On a side note, I like the format of the keynotes: Mike Gilpin pops up on stage at the end of each one, he and the speaker move to a couple of comfy chairs at center stage, and he asks some questions to continue the conversation. Questions from the audience are collected on cards and vetted by Forrester analysts, who then distill them into a few key questions to ask.
There’s still a bit of confusion over the Twitter hashtag: the website says #BTF09, then Gilpin announced in the opening address that it is #FBTF09, but then @forrester DM’ed me that it is actually #BTF09 and that Gilpin will correct this, although that hasn’t happened yet.
Just btw… this statement got my attention: “Questions from the audience included how to transition the current technology-focused IT teams to have more of a business focus: Hughes’s response is that some of them will never change, and won’t make the cut; others can benefit by being seconded to the business for a while.” – if you offshore your IT department, or completely outsource it, you can’t possibly have an IT team that is focused on the business. They’ll be focused on managing huge outsourcing vendors that are holding the keys to the kingdom.
Moreover, by offshoring/outsourcing, you’ve let your most valuable assets – your knowledge workers – leave the building – an investment of decades in organizational learning and knowledge of your business. Aflac’s former CIO had a great interview on this subject in CIO magazine a few years back. IT departments at many organizations used to be more business focused – until they got boxed up and shipped outside the company. I think we’re just now starting to see that companies that kept their expertise in-house are better positioned to compete in the long-run. IT was looked at as just a commoditized cost to the business (a problem both of IT’s and Business’ making) and not as a strategic asset.
There are parts of IT that are completely commoditized services, and can be outsourced without strategic impact: maintaining physical servers, for example, or email. For the parts of the technology that have a direct impact on the business’ competitive differentiation, and hence are likely to be highly customized for that business environment, I agree that you really need to have IT that understands the business, and therefore more likely to be in-house.
The question is which part is a commodity, and which part isn’t.

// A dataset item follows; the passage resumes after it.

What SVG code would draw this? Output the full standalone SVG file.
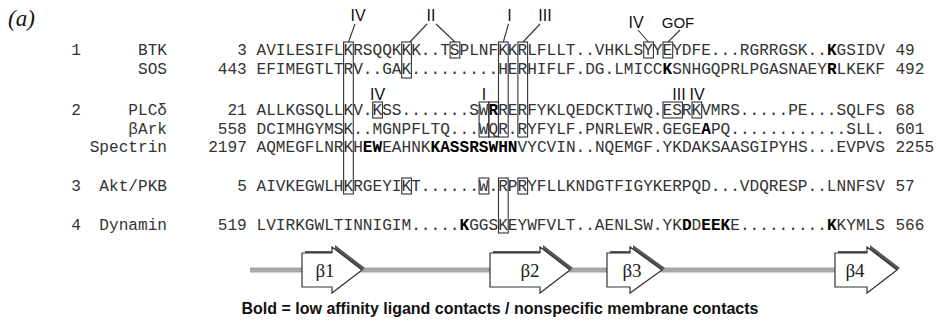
<svg xmlns="http://www.w3.org/2000/svg" width="944" height="323" viewBox="0 0 944 323">
<style>
.seq{font-family:"Liberation Mono","Courier New",monospace;font-size:16.13px;fill:#333}
.b{font-weight:bold;fill:#000}
.nm{font-family:"Liberation Mono","Courier New",monospace;font-size:16.13px;fill:#333}
.lab{font-family:"Liberation Sans",Arial,sans-serif;font-size:16px;fill:#111;text-anchor:middle}
.box{fill:none;stroke:#333;stroke-width:1.1}
.ln{stroke:#333;stroke-width:1.1;fill:none}
.arr{fill:#fff;stroke:#333;stroke-width:1.2}
.sh{fill:#555}
.bl{font-family:"Liberation Serif","Times New Roman",serif;font-size:19px;fill:#222;text-anchor:middle}
</style>
<rect width="944" height="323" fill="#fff"/>
<text x="8" y="26" font-family="Liberation Serif,'Times New Roman',serif" font-style="italic" font-size="23" fill="#111">(a)</text>

<g id="names">
<text class="nm" x="76" y="55" text-anchor="middle">1</text>
<text class="nm" x="76" y="115" text-anchor="middle">2</text>
<text class="nm" x="76" y="191" text-anchor="middle">3</text>
<text class="nm" x="76" y="230" text-anchor="middle">4</text>
<text class="nm" x="167" y="55" text-anchor="end">BTK</text>
<text class="nm" x="167" y="74" text-anchor="end">SOS</text>
<text class="nm" x="167" y="115" text-anchor="end">PLCδ</text>
<text class="nm" x="167" y="134" text-anchor="end">βArk</text>
<text class="nm" x="167" y="152" text-anchor="end">Spectrin</text>
<text class="nm" x="167" y="191" text-anchor="end">Akt/PKB</text>
<text class="nm" x="167" y="230" text-anchor="end">Dynamin</text>
</g>

<g id="row-btk">
<text class="nm" x="246.8" y="55" text-anchor="end">3</text>
<text class="seq" x="256.5" y="55">AVILESIFLKRSQQKKK..TSPLNFKKRLFLLT..VHKLSYYEYDFE...RGRRGSK..<tspan class="b">K</tspan>GSIDV</text>
<text class="nm" x="895.4" y="55">49</text>
</g>
<g id="row-sos">
<text class="nm" x="246.8" y="74" text-anchor="end">443</text>
<text class="seq" x="256.5" y="74">EFIMEGTLTRV..GAK.........HERHIFLF.DG.LMICC<tspan class="b">K</tspan>SNHGQPRLPGASNAEY<tspan class="b">R</tspan>LKEKF</text>
<text class="nm" x="895.4" y="74">492</text>
</g>
<g id="row-plc">
<text class="nm" x="246.8" y="115" text-anchor="end">21</text>
<text class="seq" x="256.5" y="115">ALLKGSQLLKV.KSS.......SW<tspan class="b">R</tspan>RERFYKLQEDCKTIWQ.ESRKVMRS.....PE...SQLFS</text>
<text class="nm" x="895.4" y="115">68</text>
</g>
<g id="row-bark">
<text class="nm" x="246.8" y="134" text-anchor="end">558</text>
<text class="seq" x="256.5" y="134">DCIMHGYMSK..MGNPFLTQ...WQR.RYFYLF.PNRLEWR.GEGE<tspan class="b">A</tspan>PQ............SLL.</text>
<text class="nm" x="895.4" y="134">601</text>
</g>
<g id="row-spectrin">
<text class="nm" x="246.8" y="152" text-anchor="end">2197</text>
<text class="seq" x="256.5" y="152">AQMEGFLNRKH<tspan class="b">EW</tspan>EAHNK<tspan class="b">KASSRSWHN</tspan>VYCVIN..NQEMGF.YKDAKSAASGIPYHS...EVPVS</text>
<text class="nm" x="895.4" y="152">2255</text>
</g>
<g id="row-akt">
<text class="nm" x="246.8" y="191" text-anchor="end">5</text>
<text class="seq" x="256.5" y="191">AIVKEGWLHKRGEYIKT......W.RPRYFLLKNDGTFIGYKERPQD...VDQRESP..LNNFSV</text>
<text class="nm" x="895.4" y="191">57</text>
</g>
<g id="row-dynamin">
<text class="nm" x="246.8" y="230" text-anchor="end">519</text>
<text class="seq" x="256.5" y="230">LVIRKGWLTINNIGIM.....<tspan class="b">K</tspan>GGSKEYWFVLT..AENLSW.YK<tspan class="b">D</tspan>D<tspan class="b">EEK</tspan>E.........<tspan class="b">K</tspan>KYMLS</text>
<text class="nm" x="895.4" y="230">566</text>
</g>

<g id="boxes">
<rect class="box" x="343.6" y="42" width="9.7" height="152"/>
<rect class="box" x="401.7" y="42" width="9.7" height="36"/>
<rect class="box" x="450.1" y="42" width="9.7" height="16"/>
<rect class="box" x="498.5" y="42" width="9.7" height="95"/>
<rect class="box" x="517.9" y="42" width="9.7" height="95"/>
<rect class="box" x="643.7" y="42" width="9.7" height="16"/>
<rect class="box" x="663.0" y="42" width="9.7" height="16"/>
<rect class="box" x="372.7" y="102" width="9.7" height="16"/>
<rect class="box" x="479.1" y="102" width="9.7" height="35"/>
<rect class="box" x="488.8" y="102" width="9.7" height="35"/>
<rect class="box" x="663.0" y="102" width="19.4" height="16"/>
<rect class="box" x="692.0" y="102" width="9.7" height="16"/>
<rect class="box" x="401.7" y="178" width="9.7" height="16"/>
<rect class="box" x="479.1" y="178" width="9.7" height="16"/>
<rect class="box" x="498.5" y="178" width="9.7" height="55"/>
<rect class="box" x="517.9" y="178" width="9.7" height="16"/>
</g>

<g id="labels">
<text class="lab" x="358" y="21">IV</text>
<text class="lab" x="431" y="21">II</text>
<text class="lab" x="509.5" y="21">I</text>
<text class="lab" x="545" y="21">III</text>
<text class="lab" x="636" y="28">IV</text>
<text class="lab" x="678" y="28" style="font-size:15px">GOF</text>
<text class="lab" x="377.5" y="100">IV</text>
<text class="lab" x="484" y="100">I</text>
<text class="lab" x="679" y="100">III</text>
<text class="lab" x="697" y="100">IV</text>
</g>

<g id="connectors">
<line class="ln" x1="355" y1="24" x2="348.5" y2="42"/>
<line class="ln" x1="427" y1="24" x2="410" y2="42"/>
<line class="ln" x1="436" y1="24" x2="455" y2="42"/>
<line class="ln" x1="508.5" y1="24" x2="503.3" y2="42"/>
<line class="ln" x1="540" y1="24" x2="523" y2="42"/>
<line class="ln" x1="638" y1="30" x2="648.5" y2="42"/>
<line class="ln" x1="680" y1="30" x2="668" y2="42"/>
</g>

<g id="strands">
<line x1="250" y1="270" x2="840" y2="270" stroke="#a8a8a8" stroke-width="5"/>
<g id="beta1">
<polygon class="sh" transform="translate(3,-2)" points="302,253 332,253 332,247 362,270 332,293 332,287 302,287"/>
<polygon class="arr" points="302,253 332,253 332,247 362,270 332,293 332,287 302,287"/>
<text class="bl" x="325" y="277">β1</text>
</g>
<g id="beta2">
<polygon class="sh" transform="translate(3,-2)" points="490,253 540,253 540,247 570,270 540,293 540,287 490,287"/>
<polygon class="arr" points="490,253 540,253 540,247 570,270 540,293 540,287 490,287"/>
<text class="bl" x="530" y="277">β2</text>
</g>
<g id="beta3">
<polygon class="sh" transform="translate(3,-2)" points="607,253 630,253 630,247 662,270 630,293 630,287 607,287"/>
<polygon class="arr" points="607,253 630,253 630,247 662,270 630,293 630,287 607,287"/>
<text class="bl" x="632" y="277">β3</text>
</g>
<g id="beta4">
<polygon class="sh" transform="translate(3,-2)" points="835,253 867,253 867,247 897,270 867,293 867,287 835,287"/>
<polygon class="arr" points="835,253 867,253 867,247 897,270 867,293 867,287 835,287"/>
<text class="bl" x="855" y="277">β4</text>
</g>
</g>

<text x="500" y="314" text-anchor="middle" font-family="Liberation Sans,Arial,sans-serif" font-weight="bold" font-size="16" fill="#111">Bold = low affinity ligand contacts / nonspecific membrane contacts</text>
</svg>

Those that have pushed the envelope have often been burned, sometimes reaped short term rewards (e.g. Dell), and in the longterm often pay the price (e.g. Dell).
Even outsourcing commodities, talk to your customers and you’ll hear them seriously complaining about turnaround for “real resolution” of performance issues, bugs, IT setup, server allocation, etc. And this is generally a comparison against their own internal staff that was shown the exits months or years earlier. They rarely say “wow, everything is so much faster/easier/better now…”… but that is how it was supposed to be in theory.
I know there are exceptions to this, and the smaller your company, the more likely you need to rely on outside help for IT – for example outsourcing email to Google or some other hosting provider – outsourcing hosting to someone, etc. And these days it may be a critical part of your business plan to not have the capital outlays for hardware stack, etc – to go “in the cloud”. But I still see lots of challenges in outsourcing stuff you *already* have people on staff to do (empirical data, not statistically significant, i’ll warrant)
Outsourced solutions get a lot of bad press when they have outages, but that ignores the fact that internal IT solutions also have outages, they’re just not publicized to everyone in the world. During Gmail’s recent outage (which wasn’t really an outage, just a failure of the web interface; if you use a POP or IMAP client like I do, you would not have noticed that they were down), no one pointed out that companies often have their own server failures that might cause email or other system outages — it’s as if corporate IT is pretending that internal outages just don’t occur, which is nonsense.
when you say “outsourced” you seem to only include “cloud” services – but there are LOTS of outsourced services that are performed by people, rather than clouds… And that is where I think a lot of the pain is – nonstandard software maintenance that is outsourced, IT support outsourced, etc. These are not services that Google provides, nor Amazon, nor Salesforce. And that type of outsourcing has really hurt a lot of companies, I think. (And, in the longer run, probably helped the cloud-based vendors by showing the value of going with more standard infrastructure, while simultaneously stripping companies of the necessary internal competencies to build big scalable architectures/solutions). Often things are mistaken for commodities that just aren’t… (email actually is a commodity, I think 🙂
re: pretending outages didn’t happen. outsourced solutions pull this trick too – you notice your hosted site is down and file a ticket, and the vendor sends you a “resolved” ticket that your site was never, in fact, down. you recheck, and lo and behold the site is back up. Was it ever down? hard to prove unless you have the budget for external monitoring and third-party monitoring to prove your case. Not accusing Google of doing this, mind you, but it seems to be common practice in the hosting world. Some of it is human nature to CYA.
I was thinking of cloud services in some cases, which is where I believe that commoditized outsourced software applications should be, but I agree that there are other types of outsourcing that aren’t (just) cloud software. In many cases, they are going to need to make themselves more standardized and cloud-like, if not actually cloud-based, in order to compete in that space.
Corporate IT outages are common, and in many cases just the day-to-day life for users. I’ve worked with large enterprise clients where they gave me an internal email account, and there were several notices *per week* about planned outages, usually around MS-Exchange. I’ll take Google Apps’ once-per-year outage over that.
sandy – i agree w.r.t. gmail vs. exchange – that wasn’t the comparison i was making, however, because it is about the easiest thing to outsource of all the IT tech there is.